▸ **Stored data**
--- begin ---

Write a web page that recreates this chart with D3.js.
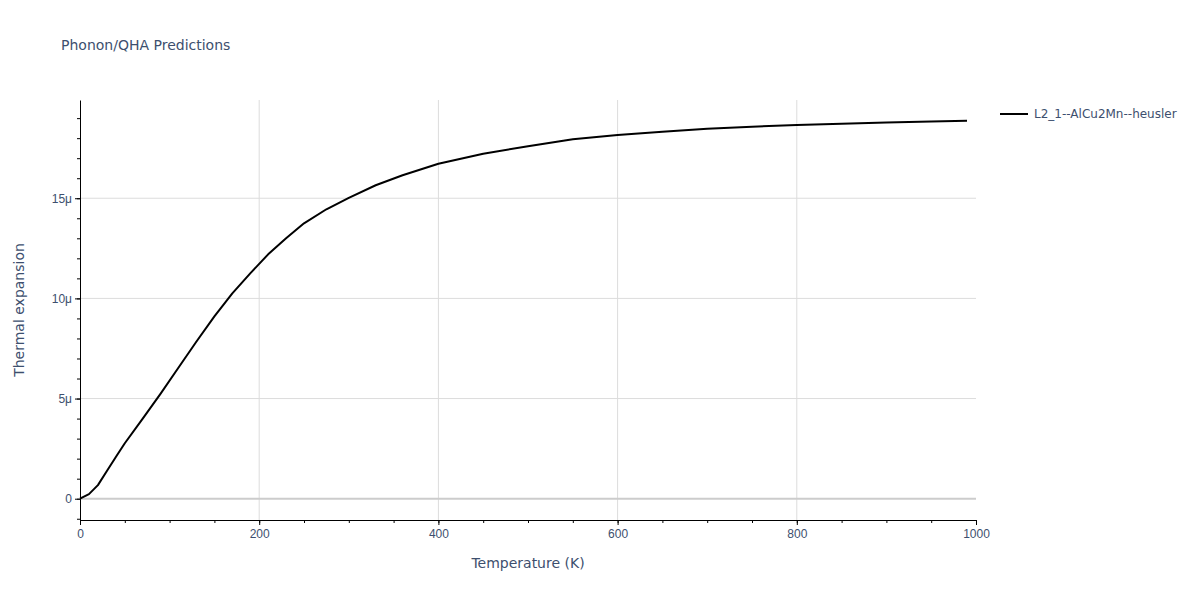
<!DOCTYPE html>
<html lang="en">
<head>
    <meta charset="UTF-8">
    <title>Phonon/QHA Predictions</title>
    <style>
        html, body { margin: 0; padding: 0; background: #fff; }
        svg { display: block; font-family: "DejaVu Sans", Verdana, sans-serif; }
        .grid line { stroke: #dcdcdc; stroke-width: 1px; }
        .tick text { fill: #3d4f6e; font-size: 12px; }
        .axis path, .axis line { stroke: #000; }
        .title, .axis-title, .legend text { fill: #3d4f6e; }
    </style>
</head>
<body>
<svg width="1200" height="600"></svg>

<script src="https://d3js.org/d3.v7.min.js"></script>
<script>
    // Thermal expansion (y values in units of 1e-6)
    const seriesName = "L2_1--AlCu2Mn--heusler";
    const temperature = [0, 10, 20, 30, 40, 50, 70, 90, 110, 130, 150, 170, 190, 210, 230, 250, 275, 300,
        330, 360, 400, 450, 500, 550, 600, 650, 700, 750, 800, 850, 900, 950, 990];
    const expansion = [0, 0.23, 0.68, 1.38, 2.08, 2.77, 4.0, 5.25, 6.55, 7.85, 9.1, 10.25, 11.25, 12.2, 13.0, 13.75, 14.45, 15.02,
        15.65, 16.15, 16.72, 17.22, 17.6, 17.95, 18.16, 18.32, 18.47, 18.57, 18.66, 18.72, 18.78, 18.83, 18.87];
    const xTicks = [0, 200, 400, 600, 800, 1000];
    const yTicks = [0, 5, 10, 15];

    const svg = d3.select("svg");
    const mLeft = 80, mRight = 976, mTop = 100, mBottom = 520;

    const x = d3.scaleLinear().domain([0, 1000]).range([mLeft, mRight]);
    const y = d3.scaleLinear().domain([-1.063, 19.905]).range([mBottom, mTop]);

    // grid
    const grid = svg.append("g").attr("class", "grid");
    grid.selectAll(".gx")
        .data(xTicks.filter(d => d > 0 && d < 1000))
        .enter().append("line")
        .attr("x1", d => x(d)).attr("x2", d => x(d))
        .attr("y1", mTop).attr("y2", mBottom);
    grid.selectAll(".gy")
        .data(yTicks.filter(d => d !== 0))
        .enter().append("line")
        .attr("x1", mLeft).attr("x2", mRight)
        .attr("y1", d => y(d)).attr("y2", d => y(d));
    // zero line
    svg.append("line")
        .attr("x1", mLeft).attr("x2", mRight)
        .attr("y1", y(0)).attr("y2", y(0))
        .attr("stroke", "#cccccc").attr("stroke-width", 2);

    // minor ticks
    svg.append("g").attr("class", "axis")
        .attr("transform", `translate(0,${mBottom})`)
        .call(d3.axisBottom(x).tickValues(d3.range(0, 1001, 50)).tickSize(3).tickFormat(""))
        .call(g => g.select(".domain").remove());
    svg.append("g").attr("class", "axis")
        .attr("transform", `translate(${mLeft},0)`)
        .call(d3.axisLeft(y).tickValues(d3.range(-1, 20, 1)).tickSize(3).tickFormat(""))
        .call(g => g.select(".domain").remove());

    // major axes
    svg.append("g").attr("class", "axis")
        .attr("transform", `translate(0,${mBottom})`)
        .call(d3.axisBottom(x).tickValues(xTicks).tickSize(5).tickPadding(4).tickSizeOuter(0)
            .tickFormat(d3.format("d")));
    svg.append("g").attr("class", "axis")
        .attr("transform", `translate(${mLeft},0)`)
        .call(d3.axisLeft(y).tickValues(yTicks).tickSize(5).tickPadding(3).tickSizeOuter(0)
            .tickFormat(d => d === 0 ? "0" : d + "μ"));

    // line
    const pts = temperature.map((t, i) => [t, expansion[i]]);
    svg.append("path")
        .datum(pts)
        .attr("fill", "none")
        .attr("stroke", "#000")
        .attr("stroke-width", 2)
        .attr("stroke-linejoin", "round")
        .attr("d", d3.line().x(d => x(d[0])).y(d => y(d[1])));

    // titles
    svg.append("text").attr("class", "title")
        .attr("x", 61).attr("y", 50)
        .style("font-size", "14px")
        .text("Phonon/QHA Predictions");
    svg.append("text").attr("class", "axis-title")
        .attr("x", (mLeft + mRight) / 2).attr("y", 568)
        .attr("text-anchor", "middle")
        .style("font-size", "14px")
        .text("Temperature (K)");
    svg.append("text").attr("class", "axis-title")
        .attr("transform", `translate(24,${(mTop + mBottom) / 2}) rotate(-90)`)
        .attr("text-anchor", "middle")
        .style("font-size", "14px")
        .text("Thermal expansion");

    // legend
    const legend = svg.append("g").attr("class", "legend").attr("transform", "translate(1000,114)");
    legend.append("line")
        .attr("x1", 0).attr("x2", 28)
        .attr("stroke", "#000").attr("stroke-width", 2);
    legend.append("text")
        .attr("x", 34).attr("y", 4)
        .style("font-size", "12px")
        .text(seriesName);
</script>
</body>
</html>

--- end ---

▸ **Exercise description**
Send back the data above word for word, with the pictures left out.

▸ **Worked answer**
Write a web page that recreates this chart with D3.js.
<!DOCTYPE html>
<html lang="en">
<head>
    <meta charset="UTF-8">
    <title>Phonon/QHA Predictions</title>
    <style>
        html, body { margin: 0; padding: 0; background: #fff; }
        svg { display: block; font-family: "DejaVu Sans", Verdana, sans-serif; }
        .grid line { stroke: #dcdcdc; stroke-width: 1px; }
        .tick text { fill: #3d4f6e; font-size: 12px; }
        .axis path, .axis line { stroke: #000; }
        .title, .axis-title, .legend text { fill: #3d4f6e; }
    </style>
</head>
<body>
<svg width="1200" height="600"></svg>

<script src="https://d3js.org/d3.v7.min.js"></script>
<script>
    // Thermal expansion (y values in units of 1e-6)
    const seriesName = "L2_1--AlCu2Mn--heusler";
    const temperature = [0, 10, 20, 30, 40, 50, 70, 90, 110, 130, 150, 170, 190, 210, 230, 250, 275, 300,
        330, 360, 400, 450, 500, 550, 600, 650, 700, 750, 800, 850, 900, 950, 990];
    const expansion = [0, 0.23, 0.68, 1.38, 2.08, 2.77, 4.0, 5.25, 6.55, 7.85, 9.1, 10.25, 11.25, 12.2, 13.0, 13.75, 14.45, 15.02,
        15.65, 16.15, 16.72, 17.22, 17.6, 17.95, 18.16, 18.32, 18.47, 18.57, 18.66, 18.72, 18.78, 18.83, 18.87];
    const xTicks = [0, 200, 400, 600, 800, 1000];
    const yTicks = [0, 5, 10, 15];

    const svg = d3.select("svg");
    const mLeft = 80, mRight = 976, mTop = 100, mBottom = 520;

    const x = d3.scaleLinear().domain([0, 1000]).range([mLeft, mRight]);
    const y = d3.scaleLinear().domain([-1.063, 19.905]).range([mBottom, mTop]);

    // grid
    const grid = svg.append("g").attr("class", "grid");
    grid.selectAll(".gx")
        .data(xTicks.filter(d => d > 0 && d < 1000))
        .enter().append("line")
        .attr("x1", d => x(d)).attr("x2", d => x(d))
        .attr("y1", mTop).attr("y2", mBottom);
    grid.selectAll(".gy")
        .data(yTicks.filter(d => d !== 0))
        .enter().append("line")
        .attr("x1", mLeft).attr("x2", mRight)
        .attr("y1", d => y(d)).attr("y2", d => y(d));
    // zero line
    svg.append("line")
        .attr("x1", mLeft).attr("x2", mRight)
        .attr("y1", y(0)).attr("y2", y(0))
        .attr("stroke", "#cccccc").attr("stroke-width", 2);

    // minor ticks
    svg.append("g").attr("class", "axis")
        .attr("transform", `translate(0,${mBottom})`)
        .call(d3.axisBottom(x).tickValues(d3.range(0, 1001, 50)).tickSize(3).tickFormat(""))
        .call(g => g.select(".domain").remove());
    svg.append("g").attr("class", "axis")
        .attr("transform", `translate(${mLeft},0)`)
        .call(d3.axisLeft(y).tickValues(d3.range(-1, 20, 1)).tickSize(3).tickFormat(""))
        .call(g => g.select(".domain").remove());

    // major axes
    svg.append("g").attr("class", "axis")
        .attr("transform", `translate(0,${mBottom})`)
        .call(d3.axisBottom(x).tickValues(xTicks).tickSize(5).tickPadding(4).tickSizeOuter(0)
            .tickFormat(d3.format("d")));
    svg.append("g").attr("class", "axis")
        .attr("transform", `translate(${mLeft},0)`)
        .call(d3.axisLeft(y).tickValues(yTicks).tickSize(5).tickPadding(3).tickSizeOuter(0)
            .tickFormat(d => d === 0 ? "0" : d + "μ"));

    // line
    const pts = temperature.map((t, i) => [t, expansion[i]]);
    svg.append("path")
        .datum(pts)
        .attr("fill", "none")
        .attr("stroke", "#000")
        .attr("stroke-width", 2)
        .attr("stroke-linejoin", "round")
        .attr("d", d3.line().x(d => x(d[0])).y(d => y(d[1])));

    // titles
    svg.append("text").attr("class", "title")
        .attr("x", 61).attr("y", 50)
        .style("font-size", "14px")
        .text("Phonon/QHA Predictions");
    svg.append("text").attr("class", "axis-title")
        .attr("x", (mLeft + mRight) / 2).attr("y", 568)
        .attr("text-anchor", "middle")
        .style("font-size", "14px")
        .text("Temperature (K)");
    svg.append("text").attr("class", "axis-title")
        .attr("transform", `translate(24,${(mTop + mBottom) / 2}) rotate(-90)`)
        .attr("text-anchor", "middle")
        .style("font-size", "14px")
        .text("Thermal expansion");

    // legend
    const legend = svg.append("g").attr("class", "legend").attr("transform", "translate(1000,114)");
    legend.append("line")
        .attr("x1", 0).attr("x2", 28)
        .attr("stroke", "#000").attr("stroke-width", 2);
    legend.append("text")
        .attr("x", 34).attr("y", 4)
        .style("font-size", "12px")
        .text(seriesName);
</script>
</body>
</html>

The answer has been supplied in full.